U.S. Hits Illegal Steroid Labs

More than 120 people were arrested and dozens of labs that made growth hormone for sale on the black market were raided as U.S. authorities conducted the largest-ever crackdown on illegal steroids, the Associated Press reported.

The Drug Enforcement Administration said Monday that agents seized 56 labs and confiscated 11.4 million doses of steroids. The 18-month Operation Raw Deal also involved a number of other federal agencies, including the FBI, Internal Revenue Service, and the Food and Drug Administration.

Nine other countries -- including Canada, China, and Mexico -- also took part in the investigation.

U.S. officials said high school athletes, body builders, and ordinary people who just want to improve their appearance were likely among the labs' customers, the AP reported.

"We were a little bit stunned at the amount of labs we found as a result of this investigation," DEA spokesman Garrison Courtney said Monday. "It's not something that's on a scale that we've ever seen."


Employer, Worker Health Costs Continue to Rise

In 2007, employer health premiums for workers increased by more than twice the rate of inflation, according to a study released Monday by the global human resources company Hewitt Associates.

On average, employers paid 5.3 percent more to provide health coverage for their workers in 2007, which was the smallest increase in nine years, the study said.

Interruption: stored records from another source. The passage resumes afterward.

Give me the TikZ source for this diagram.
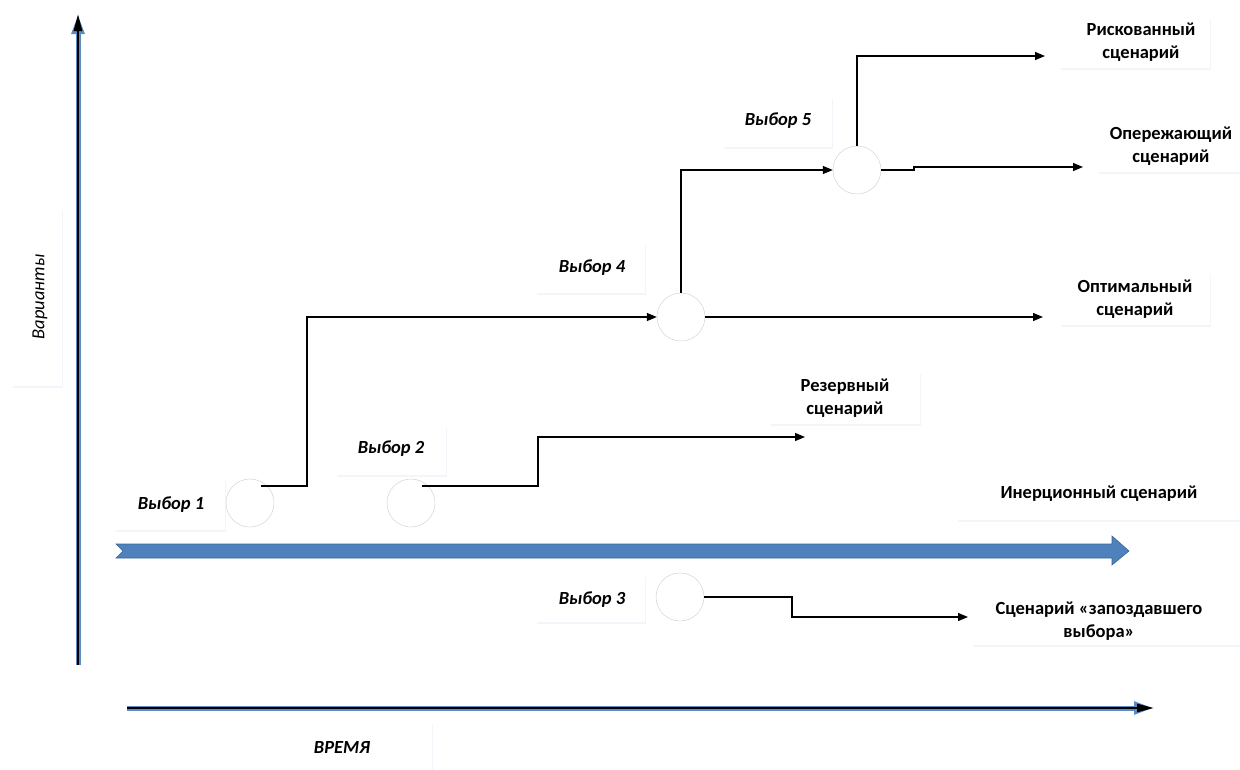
\documentclass[tikz,border=0pt]{standalone}
\usepackage{fontspec}
\setmainfont{Carlito}
\usetikzlibrary{arrows.meta,shadows,shapes.arrows}
\definecolor{axblue}{HTML}{5B8CC4}
\definecolor{bigblue}{HTML}{4F81BD}
\definecolor{bigedge}{HTML}{3A6796}
\tikzset{
  tbox/.style={fill=white, draw=none, inner sep=0pt, anchor=north west,
    drop shadow={shadow xshift=1pt, shadow yshift=-2pt, opacity=0.08, fill=axblue}},
  ttext/.style={font=\fontsize{18.5}{22.5}\selectfont\bfseries, align=center, inner sep=0pt},
  ctext/.style={font=\fontsize{18.5}{22.5}\selectfont\bfseries\itshape, align=center, inner sep=0pt},
  choice/.style={circle, draw=black!20, fill=white, minimum size=48pt, inner sep=0pt},
  conn/.style={draw=black, line width=1.3pt, -{Triangle[length=10pt,width=8pt]}},
}
\begin{document}
\begin{tikzpicture}[x=1pt,y=-1pt]
\useasboundingbox (0,0) rectangle (1240,769);
\fill[white] (0,0) rectangle (1240,769);
% text boxes
\path[tbox] (12,208) rectangle (62,386);
\path[tbox] (250,722) rectangle (432,775);
\path[tbox] (115,478) rectangle (225,530);
\path[tbox] (336,425) rectangle (446,475);
\path[tbox] (536,575) rectangle (645,622);
\path[tbox] (536,243) rectangle (645,293);
\path[tbox] (723,97) rectangle (832,147);
\path[tbox] (770,372) rectangle (920,424);
\path[tbox] (1060,272) rectangle (1210,325);
\path[tbox] (1060,17) rectangle (1210,68);
\path[tbox] (1098,120) rectangle (1245,172);
\path[tbox] (957,470) rectangle (1245,520);
\path[tbox] (972,597) rectangle (1245,645);
% axes
\coordinate (vy0) at (78,665);
\coordinate (vy1) at (78,14);
\coordinate (hx0) at (127,708);
\coordinate (hx1) at (1154,708);
\draw[axblue, line width=5pt, -{Triangle[length=20pt,width=12pt]}] (vy0) -- (vy1);
\draw[black, line width=2.5pt, -{Triangle[length=17pt,width=8pt]}] (vy0) -- (vy1);
\draw[axblue, line width=5pt, -{Triangle[length=20pt,width=12pt]}] (hx0) -- (hx1);
\draw[black, line width=2.5pt, -{Triangle[length=17pt,width=8pt]}] (hx0) -- (hx1);
% big blue arrow
\filldraw[fill=bigblue, draw=bigedge, line width=0.6pt]
  (116,544) -- (1112,544) -- (1112,536) -- (1129,551) -- (1112,565) -- (1112,558)
  -- (116,558) -- (123,551) -- cycle;
% labels
\node[ttext, rotate=90, font=\fontsize{18.5}{22.5}\selectfont\itshape] (var) at (40,297) {Варианты};
\node[ctext] (time) at (342,747) {ВРЕМЯ};
\node[ctext] (v1) at (171,505) {Выбор 1};
\node[ctext] (v2) at (391,449) {Выбор 2};
\node[ctext] (v3) at (592,600) {Выбор 3};
\node[ctext] (v4) at (592,268) {Выбор 4};
\node[ctext] (v5) at (778,121) {Выбор 5};
\node[ttext] (rez) at (845,398) {Резервный\\сценарий};
\node[ttext] (opt) at (1135,299) {Оптимальный\\сценарий};
\node[ttext] (risk) at (1141,42) {Рискованный\\сценарий};
\node[ttext] (oper) at (1171,146) {Опережающий\\сценарий};
\node[ttext] (iner) at (1099,494) {Инерционный сценарий};
\node[ttext] (zap) at (1099,621) {Сценарий «запоздавшего\\выбора»};
% circles
\node[choice] (c1) at (250,503) {};
\node[choice] (c2) at (411,503) {};
\node[choice] (c3) at (680,597) {};
\node[choice] (c4) at (681,317) {};
\node[choice] (c5) at (857,170) {};
% connectors
\coordinate (e1) at (1043,317);
\coordinate (e2) at (805,437);
\coordinate (e3) at (1045,56);
\coordinate (e4) at (1083,167);
\coordinate (e5) at (968,617);
\draw[conn] ([xshift=-6pt]c1.north east |- 0,486) -- (307,486) -- (307,317) -- (c4.west);
\draw[conn] ([xshift=-6pt]c2.north east |- 0,486) -- (538,486) -- (538,437) -- (e2);
\draw[conn] (c4.east) -- (e1);
\draw[conn] (c4.north) -- (681,170) -- (c5.west);
\draw[conn] (c5.north) -- (857,56) -- (e3);
\draw[conn] (c5.east) -- (914,170) -- (914,167) -- (e4);
\draw[conn] (c3.east) -- (792,597) -- (792,617) -- (e5);
\end{tikzpicture}
\end{document}
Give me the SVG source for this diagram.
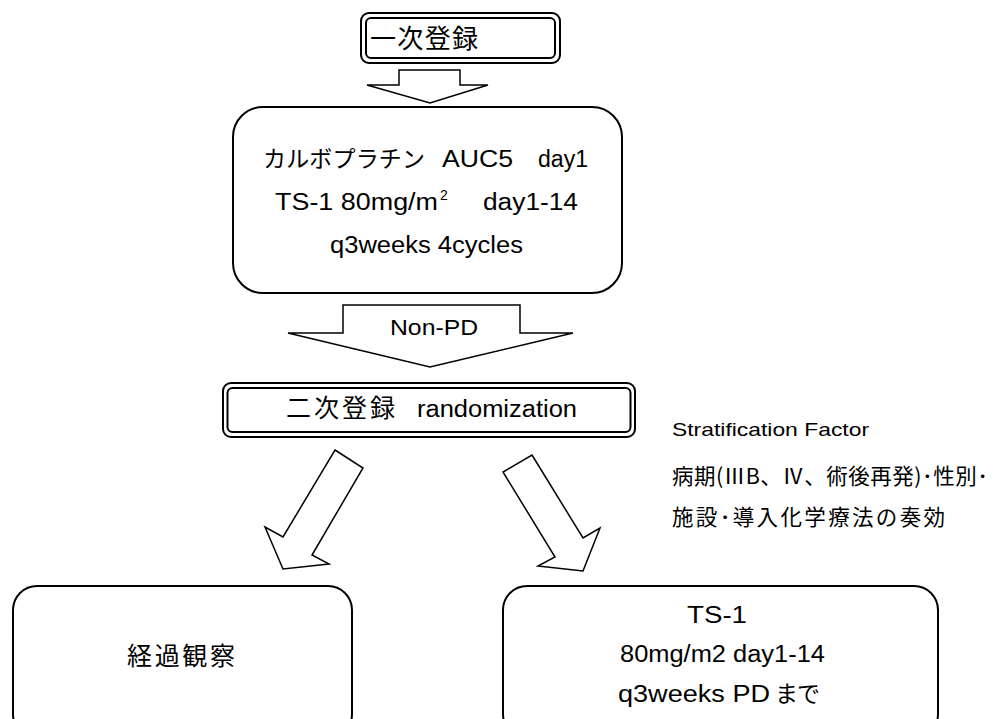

In 2006, there was a 7.9 percent increase, the Wall Street Journal reported.

While there was a smaller increase in 2007, the Hewitt study predicted that premiums for employer-provided health coverage will increase an average of 8.7 percent in 2008. That would increase the average annual premium per employee to $8,676, from $7,982 this year.

In recent years, employers used funds carried over from previous years' budgets to cushion health premium increases. But "that surplus is now gone," said Bob Tate, chief actuary in Hewitt's Health Management Consulting business, the Wall Street Journal reported.

The study also predicted that in 2008 workers are likely to pay an average of $3,597 in out-of-pocket expenses, through co-payments, annual deductibles, and co-insurance. That's an increase of 10.1 percent or more from this year.


Study Questions Value of Annual Physical Exams

For healthy American adults, the benefits of an annual physical exam may not justify the cost, according to a study in the current issue of the journal Archives of Internal Medicine.

"A lot of doctors don't think physical exams are very helpful," said author Ateev Mehrotra, assistant professor at the University of Pittsburgh School of Medicine.

The study found that 80 percent of preventive care occurs during other kinds of patient visits to doctors, such as a complaint about a minor ailment, said US News and World Report.

"The annual physical is not necessary," said Rick Kellerman, president of the American Academy of Family Physicians. He said people don't need to be concerned if they miss an annual physical, or several, as long as they have their doctor's approval and remain in close communication with their doctor.

However, a 2005 survey of 800 primary care physicians in Boston, Denver and San Diego found that 65 percent of them believed that an annual physical was a necessity, said US News and World Report. The survey also found that 74 percent of the doctors said annual exams improved early detection of illness, and 94 percent believed they improved patient-doctor relationships.